--- begin ---
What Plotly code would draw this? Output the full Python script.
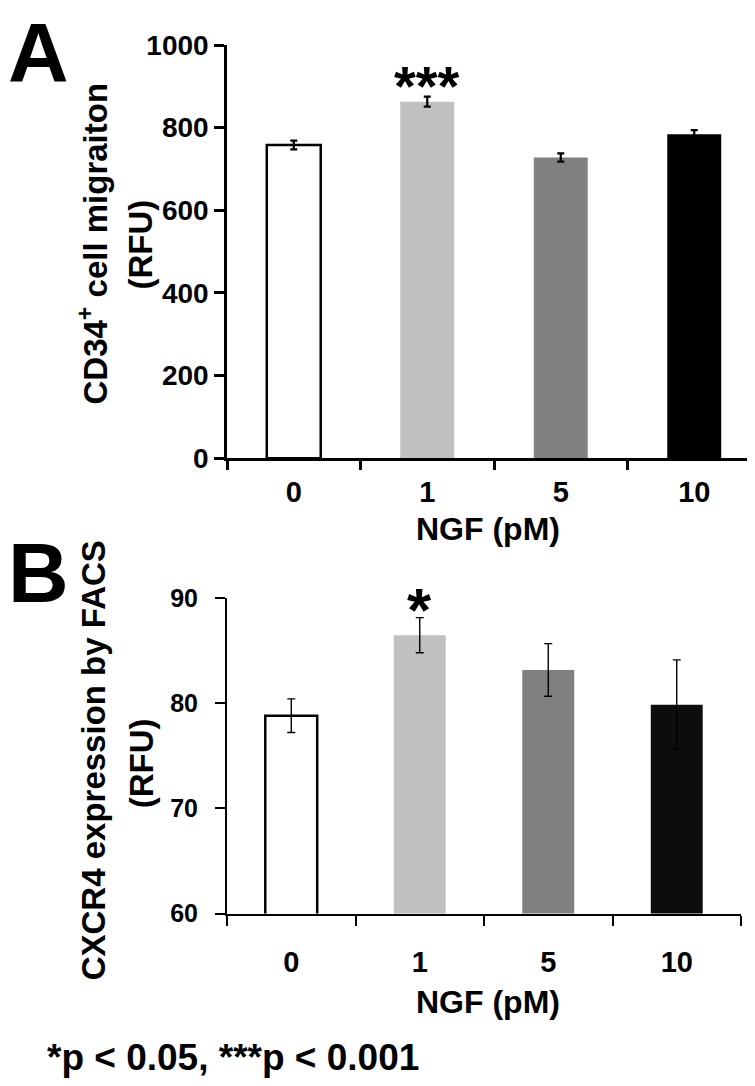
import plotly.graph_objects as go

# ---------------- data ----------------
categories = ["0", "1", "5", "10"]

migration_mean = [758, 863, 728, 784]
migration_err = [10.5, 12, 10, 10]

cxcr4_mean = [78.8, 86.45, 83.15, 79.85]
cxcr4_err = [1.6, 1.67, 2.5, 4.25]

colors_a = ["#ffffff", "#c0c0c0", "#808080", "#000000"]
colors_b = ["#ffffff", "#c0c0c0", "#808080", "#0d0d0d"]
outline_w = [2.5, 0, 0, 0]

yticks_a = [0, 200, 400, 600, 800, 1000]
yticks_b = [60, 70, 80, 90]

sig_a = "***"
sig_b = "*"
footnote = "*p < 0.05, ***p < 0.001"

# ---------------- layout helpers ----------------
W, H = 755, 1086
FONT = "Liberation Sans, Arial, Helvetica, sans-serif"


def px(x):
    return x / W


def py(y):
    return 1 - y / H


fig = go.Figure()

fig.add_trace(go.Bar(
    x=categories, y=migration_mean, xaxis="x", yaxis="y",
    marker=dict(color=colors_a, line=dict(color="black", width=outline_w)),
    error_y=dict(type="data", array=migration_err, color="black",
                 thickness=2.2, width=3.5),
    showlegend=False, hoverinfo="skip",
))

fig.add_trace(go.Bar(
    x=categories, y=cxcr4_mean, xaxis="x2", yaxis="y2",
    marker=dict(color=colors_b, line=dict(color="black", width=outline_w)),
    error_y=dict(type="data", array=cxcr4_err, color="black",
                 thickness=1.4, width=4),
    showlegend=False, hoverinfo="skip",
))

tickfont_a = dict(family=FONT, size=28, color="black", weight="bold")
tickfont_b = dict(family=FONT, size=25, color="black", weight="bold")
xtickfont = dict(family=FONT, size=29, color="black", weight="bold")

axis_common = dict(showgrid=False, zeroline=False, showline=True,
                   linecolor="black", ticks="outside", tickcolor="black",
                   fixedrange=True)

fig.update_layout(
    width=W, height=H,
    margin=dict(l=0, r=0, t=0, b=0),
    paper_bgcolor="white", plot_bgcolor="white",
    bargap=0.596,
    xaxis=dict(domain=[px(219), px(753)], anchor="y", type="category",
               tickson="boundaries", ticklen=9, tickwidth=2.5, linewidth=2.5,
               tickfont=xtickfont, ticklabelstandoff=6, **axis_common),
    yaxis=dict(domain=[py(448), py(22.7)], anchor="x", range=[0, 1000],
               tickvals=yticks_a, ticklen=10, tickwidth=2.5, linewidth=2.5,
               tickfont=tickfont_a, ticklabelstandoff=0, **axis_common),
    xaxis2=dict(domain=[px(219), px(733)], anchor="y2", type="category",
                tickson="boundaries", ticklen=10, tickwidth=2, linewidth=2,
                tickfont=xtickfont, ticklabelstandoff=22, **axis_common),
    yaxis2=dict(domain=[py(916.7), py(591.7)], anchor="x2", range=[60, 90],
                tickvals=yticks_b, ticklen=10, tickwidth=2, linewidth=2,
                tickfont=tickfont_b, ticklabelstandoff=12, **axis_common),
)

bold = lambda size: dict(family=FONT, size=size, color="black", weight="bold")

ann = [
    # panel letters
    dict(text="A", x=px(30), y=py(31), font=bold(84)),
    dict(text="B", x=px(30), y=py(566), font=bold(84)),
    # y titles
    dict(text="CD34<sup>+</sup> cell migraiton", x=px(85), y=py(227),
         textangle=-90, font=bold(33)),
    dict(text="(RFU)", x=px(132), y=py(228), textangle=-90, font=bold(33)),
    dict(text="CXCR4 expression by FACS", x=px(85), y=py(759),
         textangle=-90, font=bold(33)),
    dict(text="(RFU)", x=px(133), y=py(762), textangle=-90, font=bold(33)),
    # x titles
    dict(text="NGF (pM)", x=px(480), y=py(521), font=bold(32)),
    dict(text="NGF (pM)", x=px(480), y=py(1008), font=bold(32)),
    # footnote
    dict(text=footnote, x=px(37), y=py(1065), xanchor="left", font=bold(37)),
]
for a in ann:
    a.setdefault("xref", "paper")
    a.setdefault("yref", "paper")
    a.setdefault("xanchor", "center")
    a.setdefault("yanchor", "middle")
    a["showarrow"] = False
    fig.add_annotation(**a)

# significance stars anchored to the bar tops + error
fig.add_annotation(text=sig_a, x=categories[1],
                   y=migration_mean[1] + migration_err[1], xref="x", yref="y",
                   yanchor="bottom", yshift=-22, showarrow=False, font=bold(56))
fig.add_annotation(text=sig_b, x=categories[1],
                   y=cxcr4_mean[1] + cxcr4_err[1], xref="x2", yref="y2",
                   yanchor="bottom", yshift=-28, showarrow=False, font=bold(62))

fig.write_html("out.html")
--- end ---
Print out the whole of the material word for word, without pictures.

What Plotly code would draw this? Output the full Python script.
import plotly.graph_objects as go

# ---------------- data ----------------
categories = ["0", "1", "5", "10"]

migration_mean = [758, 863, 728, 784]
migration_err = [10.5, 12, 10, 10]

cxcr4_mean = [78.8, 86.45, 83.15, 79.85]
cxcr4_err = [1.6, 1.67, 2.5, 4.25]

colors_a = ["#ffffff", "#c0c0c0", "#808080", "#000000"]
colors_b = ["#ffffff", "#c0c0c0", "#808080", "#0d0d0d"]
outline_w = [2.5, 0, 0, 0]

yticks_a = [0, 200, 400, 600, 800, 1000]
yticks_b = [60, 70, 80, 90]

sig_a = "***"
sig_b = "*"
footnote = "*p < 0.05, ***p < 0.001"

# ---------------- layout helpers ----------------
W, H = 755, 1086
FONT = "Liberation Sans, Arial, Helvetica, sans-serif"


def px(x):
    return x / W


def py(y):
    return 1 - y / H


fig = go.Figure()

fig.add_trace(go.Bar(
    x=categories, y=migration_mean, xaxis="x", yaxis="y",
    marker=dict(color=colors_a, line=dict(color="black", width=outline_w)),
    error_y=dict(type="data", array=migration_err, color="black",
                 thickness=2.2, width=3.5),
    showlegend=False, hoverinfo="skip",
))

fig.add_trace(go.Bar(
    x=categories, y=cxcr4_mean, xaxis="x2", yaxis="y2",
    marker=dict(color=colors_b, line=dict(color="black", width=outline_w)),
    error_y=dict(type="data", array=cxcr4_err, color="black",
                 thickness=1.4, width=4),
    showlegend=False, hoverinfo="skip",
))

tickfont_a = dict(family=FONT, size=28, color="black", weight="bold")
tickfont_b = dict(family=FONT, size=25, color="black", weight="bold")
xtickfont = dict(family=FONT, size=29, color="black", weight="bold")

axis_common = dict(showgrid=False, zeroline=False, showline=True,
                   linecolor="black", ticks="outside", tickcolor="black",
                   fixedrange=True)

fig.update_layout(
    width=W, height=H,
    margin=dict(l=0, r=0, t=0, b=0),
    paper_bgcolor="white", plot_bgcolor="white",
    bargap=0.596,
    xaxis=dict(domain=[px(219), px(753)], anchor="y", type="category",
               tickson="boundaries", ticklen=9, tickwidth=2.5, linewidth=2.5,
               tickfont=xtickfont, ticklabelstandoff=6, **axis_common),
    yaxis=dict(domain=[py(448), py(22.7)], anchor="x", range=[0, 1000],
               tickvals=yticks_a, ticklen=10, tickwidth=2.5, linewidth=2.5,
               tickfont=tickfont_a, ticklabelstandoff=0, **axis_common),
    xaxis2=dict(domain=[px(219), px(733)], anchor="y2", type="category",
                tickson="boundaries", ticklen=10, tickwidth=2, linewidth=2,
                tickfont=xtickfont, ticklabelstandoff=22, **axis_common),
    yaxis2=dict(domain=[py(916.7), py(591.7)], anchor="x2", range=[60, 90],
                tickvals=yticks_b, ticklen=10, tickwidth=2, linewidth=2,
                tickfont=tickfont_b, ticklabelstandoff=12, **axis_common),
)

bold = lambda size: dict(family=FONT, size=size, color="black", weight="bold")

ann = [
    # panel letters
    dict(text="A", x=px(30), y=py(31), font=bold(84)),
    dict(text="B", x=px(30), y=py(566), font=bold(84)),
    # y titles
    dict(text="CD34<sup>+</sup> cell migraiton", x=px(85), y=py(227),
         textangle=-90, font=bold(33)),
    dict(text="(RFU)", x=px(132), y=py(228), textangle=-90, font=bold(33)),
    dict(text="CXCR4 expression by FACS", x=px(85), y=py(759),
         textangle=-90, font=bold(33)),
    dict(text="(RFU)", x=px(133), y=py(762), textangle=-90, font=bold(33)),
    # x titles
    dict(text="NGF (pM)", x=px(480), y=py(521), font=bold(32)),
    dict(text="NGF (pM)", x=px(480), y=py(1008), font=bold(32)),
    # footnote
    dict(text=footnote, x=px(37), y=py(1065), xanchor="left", font=bold(37)),
]
for a in ann:
    a.setdefault("xref", "paper")
    a.setdefault("yref", "paper")
    a.setdefault("xanchor", "center")
    a.setdefault("yanchor", "middle")
    a["showarrow"] = False
    fig.add_annotation(**a)

# significance stars anchored to the bar tops + error
fig.add_annotation(text=sig_a, x=categories[1],
                   y=migration_mean[1] + migration_err[1], xref="x", yref="y",
                   yanchor="bottom", yshift=-22, showarrow=False, font=bold(56))
fig.add_annotation(text=sig_b, x=categories[1],
                   y=cxcr4_mean[1] + cxcr4_err[1], xref="x2", yref="y2",
                   yanchor="bottom", yshift=-28, showarrow=False, font=bold(62))

fig.write_html("out.html")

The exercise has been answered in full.